Henry Owens would seem to be the top candidate to be called upon. He gained some valuable experience in the big leagues last season and is off to a promising start in Pawtucket, posting a 1.00 ERA and striking out 23 batters through 18 innings that cover three starts. Unfortunately he’s also walked 10, showing he’s yet to put his control issues behind him. He needs more minor league seasoning, but could be used as a short-term fill in until E-Rod is ready. Owens last started on Monday, so he would be ready to take Kelly’s next turn in the rotation.

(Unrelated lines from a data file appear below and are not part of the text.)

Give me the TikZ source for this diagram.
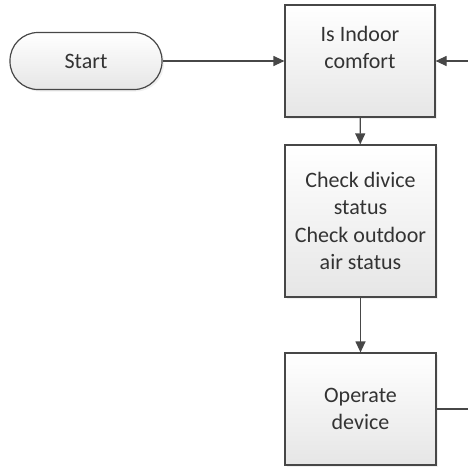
\documentclass[tikz,border=0pt]{standalone}
\usepackage{fontspec}
\setmainfont{Carlito}
\usepackage{tikz}
\usetikzlibrary{arrows.meta,shadows}

\definecolor{edgegray}{HTML}{474747}
\definecolor{fillgray}{HTML}{E6E6E6}

\begin{document}
\begin{tikzpicture}[x=1pt,y=1pt,
		font=\fontsize{22}{27.5}\selectfont,
		box/.style={draw=edgegray,line width=1.2pt,top color=white,bottom color=fillgray,
			align=center,text=black!80,inner sep=0pt,
			drop shadow={opacity=0.12,shadow xshift=2pt,shadow yshift=-2pt}},
		terminal/.style={box,rounded corners=28pt},
		flow/.style={draw=edgegray,line width=1.2pt,-{Triangle[length=11pt,width=10pt]}}]
		\useasboundingbox (0,0) rectangle (468,-467);
		\node[terminal,minimum width=152pt,minimum height=57pt] (start) at (86,-61) {Start};
		\node[box,minimum width=150pt,minimum height=112pt] (comfort) at (360,-61) {Is Indoor\\comfort\\~};
		\node[box,minimum width=151pt,minimum height=152pt] (check) at (360.5,-221) {Check divice\\status\\Check outdoor\\air status};
		\node[box,minimum width=151pt,minimum height=112pt] (operate) at (360.5,-409) {Operate\\device};
		\coordinate (loopin) at (468,-61);
		\coordinate (loopout) at (468,-409);
		\draw[flow] (start) -- (comfort);
		\draw[flow] (loopin) -- (comfort);
		\draw[flow] (comfort) -- (check);
		\draw[flow] (check) -- (operate);
		\draw[draw=edgegray,line width=1.2pt] (operate) -- (loopout);
\end{tikzpicture}
\end{document}
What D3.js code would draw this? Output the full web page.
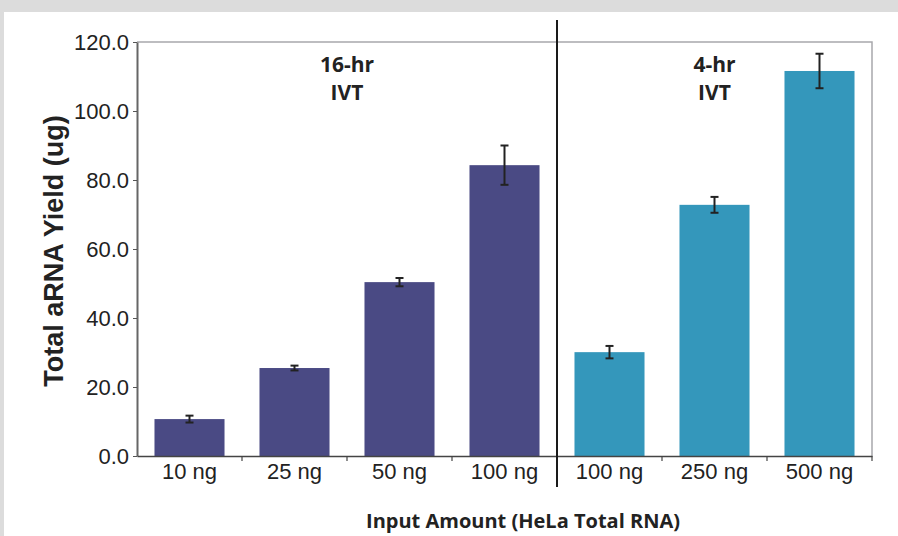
<!DOCTYPE html>
<html>
<head>
<meta charset="utf-8">
<script src="https://cdn.jsdelivr.net/npm/d3@7"></script>
<style>
  body { margin: 0; background: #fff; }
  svg { display: block; }
</style>
</head>
<body>
<svg id="svg" width="898" height="536"></svg>
<script>
// data
var categories = ["10 ng", "25 ng", "50 ng", "100 ng ", "100 ng", "250 ng", "500 ng"];
var groups = ["16hr", "16hr", "16hr", "16hr", "4hr", "4hr", "4hr"];
var yields = [10.7, 25.5, 50.4, 84.3, 30.1, 72.8, 111.6];
var errors = [1.0, 0.7, 1.2, 5.7, 1.8, 2.3, 5.0];
var yTicks = [0, 20, 40, 60, 80, 100, 120];
var groupLabels = [["16-hr", "IVT"], ["4-hr", "IVT"]];

var data = categories.map(function (c, i) {
  return {cat: c, group: groups[i], value: yields[i], err: errors[i]};
});

var svg = d3.select("#svg"),
  margin = {top: 42, right: 26, bottom: 80, left: 137},
  width = +svg.attr("width") - margin.left - margin.right,
  height = +svg.attr("height") - margin.top - margin.bottom;

// page frame
svg.append("rect").attr("width", 898).attr("height", 536).attr("fill", "#dcdcdc");
svg.append("rect").attr("x", 4).attr("y", 12).attr("width", 894).attr("height", 524).attr("fill", "#fff");

var g = svg.append("g")
  .attr("transform", "translate(" + margin.left + "," + margin.top + ")");

var x = d3.scaleBand().domain(categories).range([0, width]).paddingInner(0.333).paddingOuter(0.1665),
    y = d3.scaleLinear().domain([0, 120]).range([height, 0]),
    z = d3.scaleOrdinal().domain(["16hr", "4hr"]).range(["#4a4a84", "#3497bb"]);

// plot frame (top / right)
g.append("path")
  .attr("d", "M0,0H" + width + "V" + height)
  .attr("fill", "none")
  .attr("stroke", "#a8a8ac")
  .attr("stroke-width", 1.5);

// bars
g.selectAll(".bar")
  .data(data)
  .enter()
  .append("rect")
  .attr("class", "bar")
  .attr("x", function (d) { return x(d.cat); })
  .attr("width", x.bandwidth())
  .attr("y", function (d) { return y(d.value); })
  .attr("height", function (d) { return height - y(d.value); })
  .attr("fill", function (d) { return z(d.group); });

// error bars
var eb = g.selectAll(".err")
  .data(data)
  .enter()
  .append("g")
  .attr("class", "err")
  .attr("stroke", "#222")
  .attr("stroke-width", 2);

eb.append("line")
  .attr("x1", function (d) { return x(d.cat) + x.bandwidth() / 2; })
  .attr("x2", function (d) { return x(d.cat) + x.bandwidth() / 2; })
  .attr("y1", function (d) { return y(d.value + d.err); })
  .attr("y2", function (d) { return y(d.value - d.err); });

[1, -1].forEach(function (s) {
  eb.append("line")
    .attr("x1", function (d) { return x(d.cat) + x.bandwidth() / 2 - 4; })
    .attr("x2", function (d) { return x(d.cat) + x.bandwidth() / 2 + 4; })
    .attr("y1", function (d) { return y(d.value + s * d.err); })
    .attr("y2", function (d) { return y(d.value + s * d.err); });
});

// y axis
var yAxis = g.append("g")
  .attr("class", "axis axis--y")
  .call(d3.axisLeft(y).tickValues(yTicks).tickFormat(d3.format(".1f")).tickSize(4).tickSizeOuter(0));
yAxis.select(".domain").attr("stroke", "#666").attr("stroke-width", 2);
yAxis.selectAll(".tick line").attr("stroke", "#555");
yAxis.selectAll("text")
  .attr("x", -8)
  .attr("dy", "0.36em")
  .attr("fill", "#222")
  .style("font-family", "'Liberation Sans', Arial, sans-serif")
  .style("font-size", "22px");

// x axis with ticks between categories
var xAxis = g.append("g")
  .attr("class", "axis axis--x")
  .attr("transform", "translate(0," + height + ")")
  .call(d3.axisBottom(x).tickSize(0).tickSizeOuter(0));
xAxis.select(".domain").attr("stroke", "#444").attr("stroke-width", 1.5);
xAxis.selectAll("text")
  .attr("y", 7)
  .attr("dy", "0.71em")
  .attr("fill", "#222")
  .text(function (d) { return d.trim(); })
  .style("font-family", "'Liberation Sans', Arial, sans-serif")
  .style("font-size", "22px");

xAxis.selectAll(".sep")
  .data(categories.slice(1).concat(["end"]))
  .enter()
  .append("line")
  .attr("class", "sep")
  .attr("x1", function (d, i) { return x.step() * (i + 1); })
  .attr("x2", function (d, i) { return x.step() * (i + 1); })
  .attr("y1", 0)
  .attr("y2", 5)
  .attr("stroke", "#444")
  .attr("stroke-width", 1.2);

// divider between the two IVT groups
var divX = x.step() * 4;
g.append("line")
  .attr("x1", divX).attr("x2", divX)
  .attr("y1", -22).attr("y2", height + 31)
  .attr("stroke", "#1a1a1a")
  .attr("stroke-width", 2);

// group labels
var labelCenters = [x.step() * 2, x.step() * 5.5];
groupLabels.forEach(function (lines, i) {
  var t = g.append("text")
    .attr("text-anchor", "middle")
    .attr("fill", "#222")
    .style("font-family", "'Open Sans', sans-serif")
    .style("font-weight", "700")
    .style("font-size", "21px");
  lines.forEach(function (line, j) {
    t.append("tspan")
      .attr("x", labelCenters[i])
      .attr("y", 30 + j * 28)
      .text(line);
  });
});

// axis titles
svg.append("text")
  .attr("transform", "translate(63," + (margin.top + height / 2 + 2) + ") rotate(-90)")
  .attr("text-anchor", "middle")
  .attr("fill", "#222")
  .style("font-family", "'Liberation Sans', Arial, sans-serif")
  .style("font-weight", "700")
  .style("font-size", "27px")
  .text("Total aRNA Yield (ug)");

svg.append("text")
  .attr("x", 523)
  .attr("y", 528)
  .attr("text-anchor", "middle")
  .attr("fill", "#222")
  .style("font-family", "'Open Sans', sans-serif")
  .style("font-weight", "700")
  .style("font-size", "20px")
  .text("Input Amount (HeLa Total RNA)");
</script>
</body>
</html>
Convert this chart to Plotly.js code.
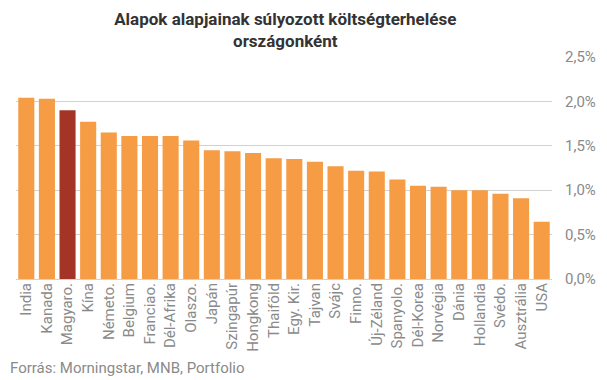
<!DOCTYPE html>
<html><head><meta charset="utf-8">
<script src="https://cdn.plot.ly/plotly-3.0.1.min.js"></script>
<style>html,body{margin:0;padding:0;background:#fff}#c{width:607px;height:380px}</style>
</head><body><div id="c"></div>
<script>
const countries = ["India","Kanada","Magyaro.","Kína","Németo.","Belgium","Franciao.","Dél-Afrika","Olaszo.","Japán","Szingapúr","Hongkong","Thaiföld","Egy. Kir.","Tajvan","Svájc","Finno.","Új-Zéland","Spanyolo.","Dél-Korea","Norvégia","Dánia","Hollandia","Svédo.","Ausztrália","USA"];
const costs = [2.04,2.03,1.90,1.77,1.65,1.61,1.61,1.61,1.56,1.45,1.44,1.42,1.36,1.35,1.32,1.27,1.22,1.21,1.12,1.05,1.04,1.00,1.00,0.96,0.91,0.645];
const highlight = "Magyaro.";
const yTicks = [0,0.5,1,1.5,2,2.5];
const yTickText = ["0,0%","0,5%","1,0%","1,5%","2,0%","2,5%"];

const colors = countries.map(c => c === highlight ? "#A33426" : "#F59C45");
const trace = {type:"bar", x:countries, y:costs, marker:{color:colors}, hoverinfo:"none"};
const layout = {
  width:607, height:380,
  margin:{l:16, r:55, t:57, b:101},
  paper_bgcolor:"#fff", plot_bgcolor:"#fff",
  bargap:0.22,
  font:{family:"Roboto, sans-serif", color:"#808080", size:15},
  title:{text:"<b>Alapok alapjainak súlyozott költségterhelése<br>országonként</b>",
    font:{family:"Roboto, sans-serif", size:17, color:"#333"}, x:0.47, xanchor:"center", yref:"container", y:0.935, yanchor:"middle"},
  xaxis:{tickangle:-90, tickfont:{size:15, color:"#8a8a8a"}, showgrid:false, showline:false, ticks:"", automargin:false},
  yaxis:{side:"right", range:[0,2.5], tickvals:yTicks, ticktext:yTickText, showgrid:true, gridcolor:"#d2d2d2", gridwidth:1,
    zeroline:true, zerolinecolor:"#d2d2d2", zerolinewidth:1, ticks:"", tickfont:{size:15, color:"#8a8a8a"}, ticklabelstandoff:12, automargin:false},
  annotations:[{text:"Forrás: Morningstar, MNB, Portfolio", xref:"paper", yref:"paper", x:-0.015, y:-0.40, xanchor:"left", yanchor:"middle",
    showarrow:false, font:{size:15, color:"#8a8a8a"}}],
  showlegend:false
};
Plotly.newPlot("c",[trace],layout,{staticPlot:true});
</script></body></html>
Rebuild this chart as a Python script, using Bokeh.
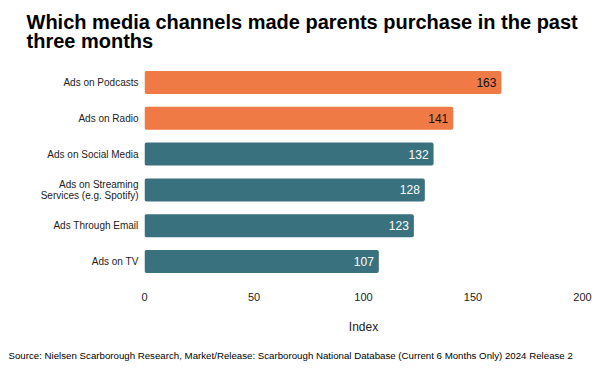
from bokeh.plotting import figure
from bokeh.models import ColumnDataSource, FactorRange, Range1d, FixedTicker, LabelSet, Title
from bokeh.embed import file_html
from bokeh.resources import INLINE
from bokeh.core.properties import value

categories = ["Ads on Podcasts", "Ads on Radio", "Ads on Social Media",
              "Ads on Streaming\nServices (e.g. Spotify)", "Ads Through Email", "Ads on TV"]
values = [163, 141, 132, 128, 123, 107]
bar_colors = ["#EF7A45", "#EF7A45", "#3A717E", "#3A717E", "#3A717E", "#3A717E"]
label_colors = ["#111111", "#111111", "#FFFFFF", "#FFFFFF", "#FFFFFF", "#FFFFFF"]
x_ticks = [0, 50, 100, 150, 200]
source_note = "Source: Nielsen Scarborough Research, Market/Release: Scarborough National Database (Current 6 Months Only) 2024 Release 2"

src = ColumnDataSource(dict(cat=categories, val=values, color=bar_colors,
                            lcolor=label_colors, txt=[str(v) for v in values]))

FONT = "Liberation Sans"

p = figure(width=600, height=372, output_backend="svg", toolbar_location=None,
           y_range=FactorRange(factors=categories[::-1], range_padding=0),
           x_range=Range1d(0, 200),
           min_border_left=144, min_border_right=18, min_border_top=0, min_border_bottom=92)

p.title.text = "Which media channels made parents purchase in the past\nthree months"
p.title.text_font = FONT
p.title.text_font_size = "20px"
p.title.text_font_style = "bold"
p.title.text_color = "#000000"
p.title.text_line_height = 0.9
p.title.vertical_align = "top"
p.title.offset = -118
p.title.standoff = 20

p.hbar(y="cat", right="val", left=0, height=0.64, color="color", source=src,
       line_color=None, border_radius=2)

labels = LabelSet(x="val", y="cat", text="txt", source=src, text_align="right",
                  text_baseline="middle", x_offset=-5, text_color="lcolor",
                  text_font=value(FONT), text_font_size="12px")
p.add_layout(labels)

p.outline_line_color = None
p.grid.visible = False

p.xaxis.ticker = FixedTicker(ticks=x_ticks)
p.xaxis.axis_label = "Index"
p.xaxis.axis_label_text_font = FONT
p.xaxis.axis_label_text_font_style = "normal"
p.xaxis.axis_label_text_font_size = "12px"
p.xaxis.axis_label_text_color = "#222222"
p.xaxis.axis_label_standoff = 16

for ax in (p.xaxis, p.yaxis):
    ax.axis_line_color = None
    ax.major_tick_line_color = None
    ax.minor_tick_line_color = None
    ax.major_tick_out = 0
    ax.major_tick_in = 0
    ax.major_label_text_font = FONT
    ax.major_label_text_color = "#222222"

p.xaxis.major_label_text_font_size = "11px"
p.xaxis.major_label_standoff = 13
p.yaxis.major_label_text_font_size = "10px"
p.yaxis.major_label_text_line_height = 1.0
p.yaxis.major_label_standoff = 6

src_title = Title(text=source_note, text_font=FONT, text_font_size="9.7px",
                  text_font_style="normal", text_color="#000000", align="left",
                  offset=-136, standoff=23)
p.add_layout(src_title, "below")

open("out.html", "w").write(file_html(p, INLINE))
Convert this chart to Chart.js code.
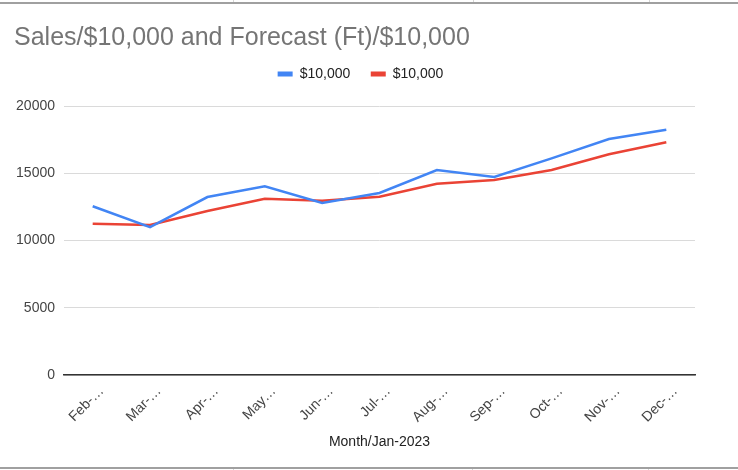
<!DOCTYPE html>
<html><head><meta charset="utf-8">
<script src="https://cdn.jsdelivr.net/npm/chart.js@4"></script>
<style>
html,body{margin:0;padding:0;background:#fff;}
#wrap{position:relative;width:738px;height:470px;overflow:hidden;background:#fff;}
#c{position:absolute;left:0;top:0;}
.hl{position:absolute;left:0;width:738px;height:2px;background:#a0a0a0;}
.vl{position:absolute;width:1px;background:#d6d6d6;}
</style></head><body>
<div id="wrap">
<canvas id="c" width="738" height="470"></canvas>
<div class="hl" style="top:2px"></div>
<div class="hl" style="top:467px"></div>
<div class="vl" style="left:233px;top:0;height:2px"></div>
<div class="vl" style="left:473px;top:0;height:2px"></div>
<div class="vl" style="left:649px;top:0;height:2px"></div>
<div class="vl" style="left:233px;top:469px;height:1px"></div>
<div class="vl" style="left:472px;top:469px;height:1px"></div>
<div class="vl" style="left:648px;top:469px;height:1px"></div>
</div>
<script>
const categories = ['Feb-…','Mar-…','Apr-…','May…','Jun-…','Jul-…','Aug-…','Sep-…','Oct-…','Nov-…','Dec-…'];
const salesValues = [12550, 11000, 13230, 14030, 12790, 13530, 15240, 14720, 16110, 17550, 18240];
const forecastValues = [11250, 11150, 12190, 13110, 12960, 13260, 14220, 14500, 15240, 16410, 17300];
const seriesNames = ['$10,000', '$10,000'];
const yTickValues = [0, 5000, 10000, 15000, 20000];
const chartTitle = 'Sales/$10,000 and Forecast (Ft)/$10,000';
const xAxisTitle = 'Month/Jan-2023';

Chart.defaults.font.family = "'Liberation Sans', Arial, sans-serif";

const legendSpacer = {
  id: 'legendSpacer',
  beforeInit(chart) {
    if (!chart.legend) return;
    const orig = chart.legend.fit;
    chart.legend.fit = function () { orig.call(this); this.height += 15; };
  }
};

new Chart(document.getElementById('c'), {
  type: 'line',
  data: {
    labels: categories,
    datasets: [
      { label: seriesNames[0], data: salesValues, borderColor: '#4285F4', backgroundColor: '#4285F4', borderWidth: 2.5, pointRadius: 0, tension: 0, fill: false },
      { label: seriesNames[1], data: forecastValues, borderColor: '#EA4335', backgroundColor: '#EA4335', borderWidth: 2.5, pointRadius: 0, tension: 0, fill: false }
    ]
  },
  options: {
    responsive: false,
    animation: false,
    layout: { padding: { left: 14, right: 31, top: 0, bottom: 0 } },
    plugins: {
      title: {
        display: true, text: chartTitle, align: 'start', color: '#757575',
        font: { size: 25, weight: 'normal', lineHeight: 0.68 },
        padding: { top: 29.5, bottom: 0 }
      },
      legend: {
        display: true, position: 'top', align: 'center',
        labels: {
          boxWidth: 15, boxHeight: 5, padding: 20.5, color: '#222', font: { size: 14 },
          generateLabels(chart) {
            return Chart.defaults.plugins.legend.labels.generateLabels(chart).map(l => Object.assign(l, { lineWidth: 0 }));
          }
        }
      },
      tooltip: { enabled: false }
    },
    scales: {
      x: {
        offset: true,
        grid: { display: false, drawTicks: false },
        border: { display: true, color: '#333', width: 1.5 },
        ticks: { color: '#444', font: { size: 14 }, maxRotation: 45, minRotation: 45, autoSkip: false, padding: 8, labelOffset: 9 },
        title: { display: true, text: xAxisTitle, color: '#222', font: { size: 14 }, padding: { top: 0, bottom: 19 } },
        afterFit(s) { s.height = 95; }
      },
      y: {
        min: 0, max: 20000,
        afterBuildTicks(s) { s.ticks = yTickValues.map(v => ({ value: v })); },
        ticks: { color: '#444', font: { size: 14 }, padding: 9, callback: v => String(v) },
        grid: { color: '#dadada', drawTicks: false, lineWidth: 1 },
        border: { display: false },
        afterFit(s) { s.width = 50; }
      },
      yr: {
        position: 'right', display: true,
        grid: { display: false, drawTicks: false },
        border: { display: false },
        ticks: { display: false },
        afterFit(s) { s.width = 12; }
      }
    }
  },
  plugins: [legendSpacer]
});
</script>
</body></html>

The injury to Kelly also means that Steven Wright will remain in the rotation for the foreseeable future, even after Rodriguez returns. That’s good news for the Red Sox, considering he’s been their best pitcher so far. He may be 0-2, but he leads Red Sox starters with a 2.13 ERA through a pair of starts against a powerful Toronto Blue Jays lineup. He’s earned the chance to get more time in the rotation, especially since he’s out of options to return to Pawtucket. It’s either keep him in the rotation or use him as the long reliever in the bullpen, because Wright has simply been too valuable in the early going to let go of him.
The Red Sox rotation should settle in once Rodriguez returns, while Kelly hopefully won’t be too far behind. Dipping into the farm system for spot starts isn’t ideal this early in the season, but at least the organization has some quality arms that they could bring up if necessary.
Hopefully Kelly’s injury isn’t a long-term concern. If he remains sidelined deep into the summer, if the rest of the rotation continues to struggle or if the injury imp bites again, the outcries to trade for another reliable starting pitcher will only grow louder.